Each week, we invite our Crime Cymru authors to tell us a bit about themselves and their writing. This week, playwright Derek Webb paints a fascinating picture of how he creates murder mystery comedies for performance.

A funny way to solve a murder (or two)
To be honest, I was amazed when I was asked if I’d like to join the Crime Writers’ Association a couple of years ago. After all, at the time, I hadn’t written a single crime novel. What I had written was a series of murder mystery comedies and they, it seemed, were my entry ticket. The comedies feature a crime novelist called Agatha Crusty – who, inevitably, is also pretty adept at solving crimes. She first appeared in a full length comedy called Agatha Crusty and the Village Hall Murders, which premiered in 2013 and has since gone on to have had many hundreds of performances all over the UK, in Australia and the US. This has now been followed by three other plays, Agatha Crusty and the Murder Mystery Dinner, Agatha Crusty and the Health Spa Murders and Agatha Crusty and the Pantomime Murders.

The first Agatha Crusty was in fact commissioned by a local theatre company. They had had considerable success with a stage version of ‘Allo, ‘Allo and said could I write something similar. I assumed they weren’t wanting a French resistance play, but something which would have popular appeal. I reasoned that their audiences weren’t necessarily frequent theatre goers and their point of reference was more likely to be television – hence the success of ‘Allo, ‘Allo. Consequently I spent a long while going through possible concepts and came up with a shortlist of ideas, reality TV shows, a variation on ‘Strictly’, soaps and more. I also thought about the more over the top detective programmes like Midsummer Murders and Death in Paradise – and then of course there were the perennial and ever popular characters such as Poirot and Miss Marple – any Agatha Christie in fact. It was then the name Agatha Crusty popped out of nowhere into my brain, and I knew I had it!
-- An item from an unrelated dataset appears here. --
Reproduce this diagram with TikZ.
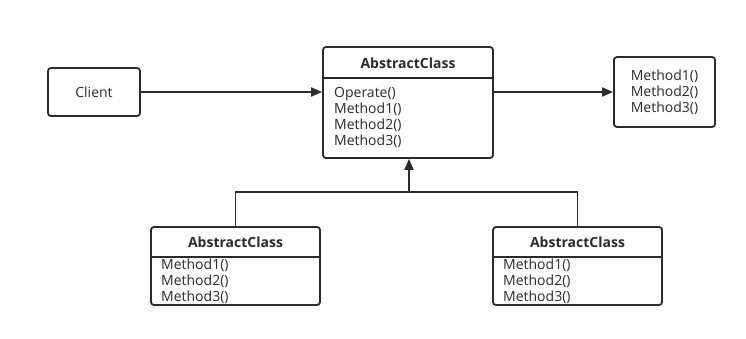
\documentclass[tikz,border=0pt]{standalone}
\usepackage{fontspec}
\setmainfont{Open Sans}
\usetikzlibrary{arrows.meta}
\definecolor{ink}{HTML}{2B2B2B}
\tikzset{
  box/.style={draw=ink, line width=1.8pt, rounded corners=3pt, fill=white, inner sep=0pt},
  title/.style={font=\fontsize{14}{16}\selectfont\bfseries, text=ink, inner sep=0pt},
  body/.style={font=\fontsize{14}{16}\selectfont, text=ink, align=left, inner sep=0pt, anchor=west},
  rule/.style={draw=ink, line width=1.8pt},
  arr/.style={draw=ink, line width=1.8pt, -{Triangle[length=11pt,width=9pt]}},
  link/.style={draw=ink, line width=1.8pt}
}
\begin{document}
\begin{tikzpicture}[x=1pt, y=-1pt]
\useasboundingbox (0,0) rectangle (746,338);

% client
\node[box, minimum width=92pt, minimum height=48pt] (client) at (94,92) {};
\node[body, anchor=center] (clientT) at (client.center) {Client};

% abstract class with template method
\node[box, minimum width=170pt, minimum height=111pt] (ac) at (408,102.5) {};
\node[title] (acT) at (408,63) {AbstractClass};
\draw[rule] (ac.west |- 0,78) -- (ac.east |- 0,78);
\node[body] (acM) at (334,118) {Operate()\\Method1()\\Method2()\\Method3()};

% primitive operations
\node[box, minimum width=101pt, minimum height=70pt] (rb) at (664.5,92) {};
\node[body, anchor=center] (rbM) at (rb.center) {Method1()\\Method2()\\Method3()};

% concrete classes
\node[box, minimum width=169pt, minimum height=78pt] (bl) at (235.5,266) {};
\node[title] (blT) at (235.5,242) {AbstractClass};
\draw[rule] (bl.west |- 0,257) -- (bl.east |- 0,257);
\node[body] (blM) at (161,281) {Method1()\\Method2()\\Method3()};

\node[box, minimum width=169pt, minimum height=78pt] (br) at (577.5,266) {};
\node[title] (brT) at (577.5,242) {AbstractClass};
\draw[rule] (br.west |- 0,257) -- (br.east |- 0,257);
\node[body] (brM) at (503,281) {Method1()\\Method2()\\Method3()};

% connectors
\draw[arr] (client.east) -- (client.east -| ac.west);
\draw[arr] (ac.east |- rb.west) -- (rb.west);
\coordinate (j) at (409,192);
\draw[link] (bl.north) |- (j) -| (br.north);
\draw[arr] (j) -- (j |- ac.south);
\end{tikzpicture}
\end{document}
The play went on to quickly gain many dozens of productions, including one in Australia and another in the USA with Santa Clara Players of California, a company that seems to specialise in doing very ‘British’ plays. And the American audience, like the UK ones lapped it up.
This is a short clip from one scene in the play.
‘Village Hall Murders’ revolves around the mysterious bumping off of members of the Chortleby Village Hall committee – a plot perhaps suggested by real life, having at the time recently resigned from a committee which contained several members I would dearly loved to have strangled!
The play abounds with very funny scenes and wordplay. For example, this is when DI Twigg – the Detective Inspector sent to investigate the first murder – interviews his first witness, the vicar:
TWIGG: Some basic information first. Let’s start with your name – Reverend…?
TOBY: Bishop.
TWIGG: Sorry… Bishop. (Beat.) Your name is…?
TOBY: That is my name.
TWIGG: Bishop…?
TOBY: Toby.
TWIGG: Bishop Toby?
TOBY: No, Toby Bishop. The Reverend Toby Bishop.
TWIGG: Ah… I’m glad we’ve got that settled. It’s difficult not knowing who you are.
TOBY: I’m well aware of who I am, Inspector.
TWIGG: Of course. Of course. And you live in the vicarage I understand?
TOBY: Yes… I’m the Vicar. It goes with the job.

Feedback from those who performed it was universally positive. Ron Smith of Masham Players in Yorkshire says: “Fantastic script. A very funny play. Had a problem stopping the cast from laughing.” Leslie Traill, Woolgatherers of Heswall, says “We have had more fun with this play than any other we have done.” Some companies have even done it twice. Paul Holtom who directed the play for Phoenix Players in Stratford-upon-Avon, moved to Hall Green Little Theatre in Birmingham and directed it again, managing 100% attendance on each of the eight nights of the run!
Many innovative ways of promoting the play have also been used, including lovely ‘teaser’ videos – and some great tag lines. Forum Players of Bourne End, near High Wycombe, for example used: ‘More murders than Midsomer, as clueless as Clouseau’, which was particularly apt.

All the Agatha Crusty plays are published by Stagescripts who also handle the performing rights for these and my other one-act and full length plays and comedies. With Covid of course, most performances were put on hold, but happily several 2020 productions which were postponed have now been reinstated, and 2022 is starting to look healthy. The year in lockdown was put into good use though. I not only finished a new full length comedy about Handel, Scarlatti and Bach called Baroque ‘n’ Roll, but wrote a couple of crime novels too. One set in Powys about a quasi-religious community where people inexplicably disappear is called The Onion – and the other features a police sergeant from Cardigan, Hedley Rees, who is on vacation in a holiday village which replicates life (and death) in the 1960s. Stagescripts needless to say aren’t interested in handling either of them, so if anyone can recommend a good agent or publisher, please let me know!